Rows from a dataset of charts and code:
☆ ☆ ☆ ☆
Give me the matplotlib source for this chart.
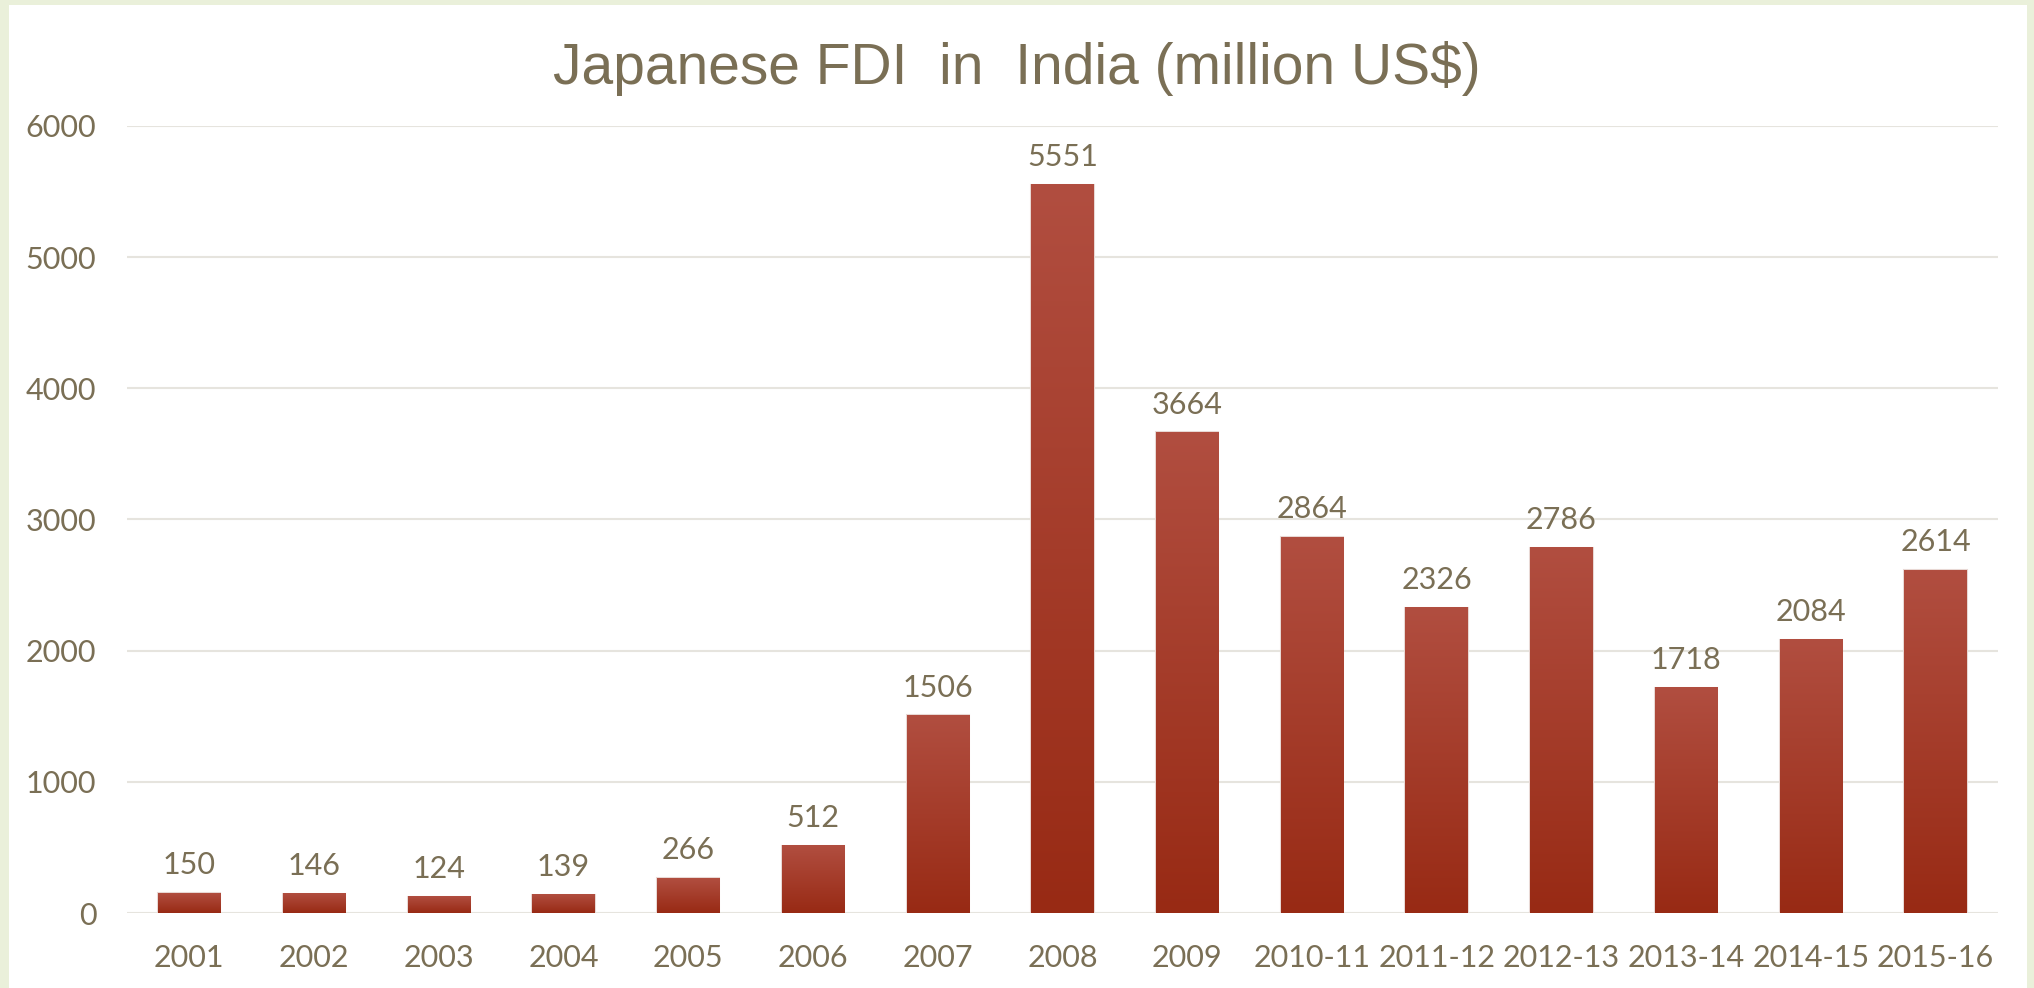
import matplotlib.pyplot as plt
import numpy as np
from matplotlib.colors import LinearSegmentedColormap
from matplotlib.patches import Rectangle

years = ["2001", "2002", "2003", "2004", "2005", "2006", "2007", "2008", "2009",
         "2010-11", "2011-12", "2012-13", "2013-14", "2014-15", "2015-16"]
fdi = [150, 146, 124, 139, 266, 512, 1506, 5551, 3664, 2864, 2326, 2786, 1718, 2084, 2614]
yticks = [0, 1000, 2000, 3000, 4000, 5000, 6000]

text_col = "#7A6F55"
grid_col = "#E6E4DE"
bar_cmap = LinearSegmentedColormap.from_list("bar", ["#982A14", "#B14E40"])

fig = plt.figure(figsize=(20.34, 9.88), dpi=100, facecolor="#EAF0DA")
fig.patches.append(Rectangle((9 / 2034, 0), 2018 / 2034, 1 - 5 / 988,
                             transform=fig.transFigure, facecolor="white",
                             edgecolor="none", zorder=-5))

ax = fig.add_axes([0.0624, 0.0759, 0.9199, 0.7966])
ax.set_facecolor("none")

width = 0.5
grad = np.linspace(0, 1, 256).reshape(-1, 1)
for i, v in enumerate(fdi):
    # soft edge, then gradient fill
    ax.add_patch(Rectangle((i - width / 2, 0), width, v, facecolor="none",
                           edgecolor="#E8D8D4", linewidth=1.5, zorder=2))
    ax.imshow(grad, cmap=bar_cmap, aspect="auto", origin="lower",
              extent=(i - width / 2, i + width / 2, 0, v), zorder=3)
    ax.annotate(str(v), (i, v), xytext=(0, 10), textcoords="offset points",
                ha="center", va="bottom", fontsize=22, color=text_col,
                family="Lato")

ax.set_xlim(-0.5, len(years) - 0.5)
ax.set_ylim(0, 6000)
ax.set_yticks(yticks)
ax.set_xticks(range(len(years)))
ax.set_xticklabels(years)
ax.tick_params(axis="both", length=0, labelsize=22, labelcolor=text_col)
ax.tick_params(axis="x", pad=22)
ax.tick_params(axis="y", pad=22)
for lab in ax.get_xticklabels() + ax.get_yticklabels():
    lab.set_family("Lato")
ax.grid(axis="y", color=grid_col, linewidth=1.5, zorder=0)
ax.set_axisbelow(True)
for s in ax.spines.values():
    s.set_visible(False)

fig.text(0.5, 0.931, "Japanese FDI  in  India (million US$)", ha="center", va="center",
         fontsize=41, color=text_col, family="Liberation Sans")

fig.savefig("out.png", dpi=100, facecolor=fig.get_facecolor())
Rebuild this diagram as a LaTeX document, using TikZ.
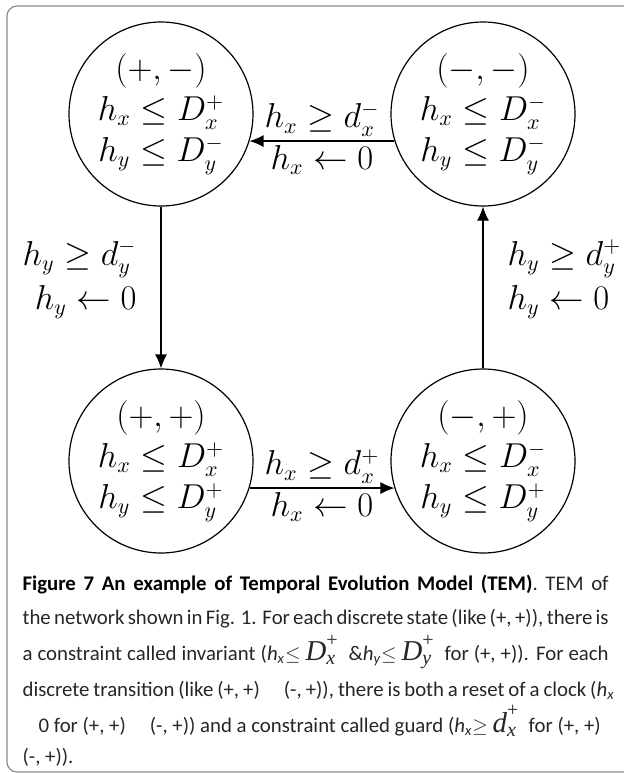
\documentclass[tikz,border=0pt]{standalone}
\usepackage{amsmath,amssymb}
\usepackage{fontspec}
\setsansfont{Carlito}
\newfontfamily\tmsfont{Liberation Serif}
\usetikzlibrary{arrows.meta,positioning}
\def\capvar#1#2#3{$\text{\tmsfont\itshape\Large #1}^{\text{\tmsfont\normalsize #3}}_{\text{\tmsfont\itshape\normalsize #2}}$}
\def\caph#1{{\itshape h}\textsubscript{\itshape #1}}
\def\capfull#1{\makebox[293pt][s]{#1}}

\begin{document}
\begin{tikzpicture}[x=0.5pt,y=-0.5pt,line width=0.6pt,
    state/.style={draw,circle,minimum size=92pt,inner sep=0pt,align=center,
      font=\fontsize{16}{20.5}\selectfont},
    trans/.style={-{Latex[length=7pt,width=6pt]}},
    guard/.style={inner sep=2pt,font=\fontsize{16}{22}\selectfont},
    capline/.style={anchor=base west,inner sep=0pt,text=black!85,
      font=\sffamily\fontsize{10.4}{12}\selectfont}]
    \useasboundingbox (0,0) rectangle (624,773);
    \draw[black!45,rounded corners=5pt] (624,6) -- (7,6) -- (7,772) -- (624,772);
    % states
    \node[state] (pm) at (161,114) {$(+,-)$\\$h_x\leq D_x^+$\\$h_y\leq D_y^-$};
    \node[state] (mm) at (483,114) {$(-,-)$\\$h_x\leq D_x^-$\\$h_y\leq D_y^-$};
    \node[state] (pp) at (161,461) {$(+,+)$\\$h_x\leq D_x^+$\\$h_y\leq D_y^+$};
    \node[state] (mp) at (483,461) {$(-,+)$\\$h_x\leq D_x^-$\\$h_y\leq D_y^+$};
    % transitions
    \draw[trans] (mm.197.7) -- node[guard,above]{$h_x\geq d_x^-$}
      node[guard,below]{$h_x\leftarrow 0$} (pm.-17.7);
    \draw[trans] (pp.-17.7) -- node[guard,above]{$h_x\geq d_x^+$}
      node[guard,below]{$h_x\leftarrow 0$} (mp.197.7);
    \draw[trans] (pm) -- node[guard,pos=0.45,left=10pt,align=right]
      {$h_y\geq d_y^-$\\$h_y\leftarrow 0$} (pp);
    \draw[trans] (mp) -- node[guard,pos=0.55,right=10pt,align=left]
      {$h_y\geq d_y^+$\\$h_y\leftarrow 0$} (mm);
    % caption
    \node[capline] (c1) at (22,590) {\capfull{\textbf{\color{black}Figure 7 An example of Temporal Evolution Model (TEM)}. TEM of}};
    \node[capline] (c2) at (22,624) {\capfull{the network shown in Fig. 1. For each discrete state (like (+, +)), there is}};
    \node[capline] (c3) at (22,660) {\capfull{a constraint called invariant (\caph{x}$\leq$ \capvar{D}{x}{+}\ \ \&\caph{y}$\leq$ \capvar{D}{y}{+}\ \ for (+, +)). For each}};
    \node[capline] (c4) at (22,696) {\makebox[296pt][s]{discrete transition (like (+, +)\hspace{12pt}(-, +)), there is both a reset of a clock (\caph{x}}};
    \node[capline] (c5) at (22,732) {\hspace{8pt}0 for (+, +)\hspace{12pt}(-, +)) and a constraint called guard (\caph{x}$\geq$ \capvar{d}{x}{+}\ \ for (+, +)};
    \node[capline] (c6) at (22,763) {(-, +)).};
\end{tikzpicture}
\end{document}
☆ ☆ ☆ ☆
* Directions for this task
Do not include images; quote all of the entries above exactly.

* Solution below
Give me the matplotlib source for this chart.
import matplotlib.pyplot as plt
import numpy as np
from matplotlib.colors import LinearSegmentedColormap
from matplotlib.patches import Rectangle

years = ["2001", "2002", "2003", "2004", "2005", "2006", "2007", "2008", "2009",
         "2010-11", "2011-12", "2012-13", "2013-14", "2014-15", "2015-16"]
fdi = [150, 146, 124, 139, 266, 512, 1506, 5551, 3664, 2864, 2326, 2786, 1718, 2084, 2614]
yticks = [0, 1000, 2000, 3000, 4000, 5000, 6000]

text_col = "#7A6F55"
grid_col = "#E6E4DE"
bar_cmap = LinearSegmentedColormap.from_list("bar", ["#982A14", "#B14E40"])

fig = plt.figure(figsize=(20.34, 9.88), dpi=100, facecolor="#EAF0DA")
fig.patches.append(Rectangle((9 / 2034, 0), 2018 / 2034, 1 - 5 / 988,
                             transform=fig.transFigure, facecolor="white",
                             edgecolor="none", zorder=-5))

ax = fig.add_axes([0.0624, 0.0759, 0.9199, 0.7966])
ax.set_facecolor("none")

width = 0.5
grad = np.linspace(0, 1, 256).reshape(-1, 1)
for i, v in enumerate(fdi):
    # soft edge, then gradient fill
    ax.add_patch(Rectangle((i - width / 2, 0), width, v, facecolor="none",
                           edgecolor="#E8D8D4", linewidth=1.5, zorder=2))
    ax.imshow(grad, cmap=bar_cmap, aspect="auto", origin="lower",
              extent=(i - width / 2, i + width / 2, 0, v), zorder=3)
    ax.annotate(str(v), (i, v), xytext=(0, 10), textcoords="offset points",
                ha="center", va="bottom", fontsize=22, color=text_col,
                family="Lato")

ax.set_xlim(-0.5, len(years) - 0.5)
ax.set_ylim(0, 6000)
ax.set_yticks(yticks)
ax.set_xticks(range(len(years)))
ax.set_xticklabels(years)
ax.tick_params(axis="both", length=0, labelsize=22, labelcolor=text_col)
ax.tick_params(axis="x", pad=22)
ax.tick_params(axis="y", pad=22)
for lab in ax.get_xticklabels() + ax.get_yticklabels():
    lab.set_family("Lato")
ax.grid(axis="y", color=grid_col, linewidth=1.5, zorder=0)
ax.set_axisbelow(True)
for s in ax.spines.values():
    s.set_visible(False)

fig.text(0.5, 0.931, "Japanese FDI  in  India (million US$)", ha="center", va="center",
         fontsize=41, color=text_col, family="Liberation Sans")

fig.savefig("out.png", dpi=100, facecolor=fig.get_facecolor())
Rebuild this diagram as a LaTeX document, using TikZ.
\documentclass[tikz,border=0pt]{standalone}
\usepackage{amsmath,amssymb}
\usepackage{fontspec}
\setsansfont{Carlito}
\newfontfamily\tmsfont{Liberation Serif}
\usetikzlibrary{arrows.meta,positioning}
\def\capvar#1#2#3{$\text{\tmsfont\itshape\Large #1}^{\text{\tmsfont\normalsize #3}}_{\text{\tmsfont\itshape\normalsize #2}}$}
\def\caph#1{{\itshape h}\textsubscript{\itshape #1}}
\def\capfull#1{\makebox[293pt][s]{#1}}

\begin{document}
\begin{tikzpicture}[x=0.5pt,y=-0.5pt,line width=0.6pt,
    state/.style={draw,circle,minimum size=92pt,inner sep=0pt,align=center,
      font=\fontsize{16}{20.5}\selectfont},
    trans/.style={-{Latex[length=7pt,width=6pt]}},
    guard/.style={inner sep=2pt,font=\fontsize{16}{22}\selectfont},
    capline/.style={anchor=base west,inner sep=0pt,text=black!85,
      font=\sffamily\fontsize{10.4}{12}\selectfont}]
    \useasboundingbox (0,0) rectangle (624,773);
    \draw[black!45,rounded corners=5pt] (624,6) -- (7,6) -- (7,772) -- (624,772);
    % states
    \node[state] (pm) at (161,114) {$(+,-)$\\$h_x\leq D_x^+$\\$h_y\leq D_y^-$};
    \node[state] (mm) at (483,114) {$(-,-)$\\$h_x\leq D_x^-$\\$h_y\leq D_y^-$};
    \node[state] (pp) at (161,461) {$(+,+)$\\$h_x\leq D_x^+$\\$h_y\leq D_y^+$};
    \node[state] (mp) at (483,461) {$(-,+)$\\$h_x\leq D_x^-$\\$h_y\leq D_y^+$};
    % transitions
    \draw[trans] (mm.197.7) -- node[guard,above]{$h_x\geq d_x^-$}
      node[guard,below]{$h_x\leftarrow 0$} (pm.-17.7);
    \draw[trans] (pp.-17.7) -- node[guard,above]{$h_x\geq d_x^+$}
      node[guard,below]{$h_x\leftarrow 0$} (mp.197.7);
    \draw[trans] (pm) -- node[guard,pos=0.45,left=10pt,align=right]
      {$h_y\geq d_y^-$\\$h_y\leftarrow 0$} (pp);
    \draw[trans] (mp) -- node[guard,pos=0.55,right=10pt,align=left]
      {$h_y\geq d_y^+$\\$h_y\leftarrow 0$} (mm);
    % caption
    \node[capline] (c1) at (22,590) {\capfull{\textbf{\color{black}Figure 7 An example of Temporal Evolution Model (TEM)}. TEM of}};
    \node[capline] (c2) at (22,624) {\capfull{the network shown in Fig. 1. For each discrete state (like (+, +)), there is}};
    \node[capline] (c3) at (22,660) {\capfull{a constraint called invariant (\caph{x}$\leq$ \capvar{D}{x}{+}\ \ \&\caph{y}$\leq$ \capvar{D}{y}{+}\ \ for (+, +)). For each}};
    \node[capline] (c4) at (22,696) {\makebox[296pt][s]{discrete transition (like (+, +)\hspace{12pt}(-, +)), there is both a reset of a clock (\caph{x}}};
    \node[capline] (c5) at (22,732) {\hspace{8pt}0 for (+, +)\hspace{12pt}(-, +)) and a constraint called guard (\caph{x}$\geq$ \capvar{d}{x}{+}\ \ for (+, +)};
    \node[capline] (c6) at (22,763) {(-, +)).};
\end{tikzpicture}
\end{document}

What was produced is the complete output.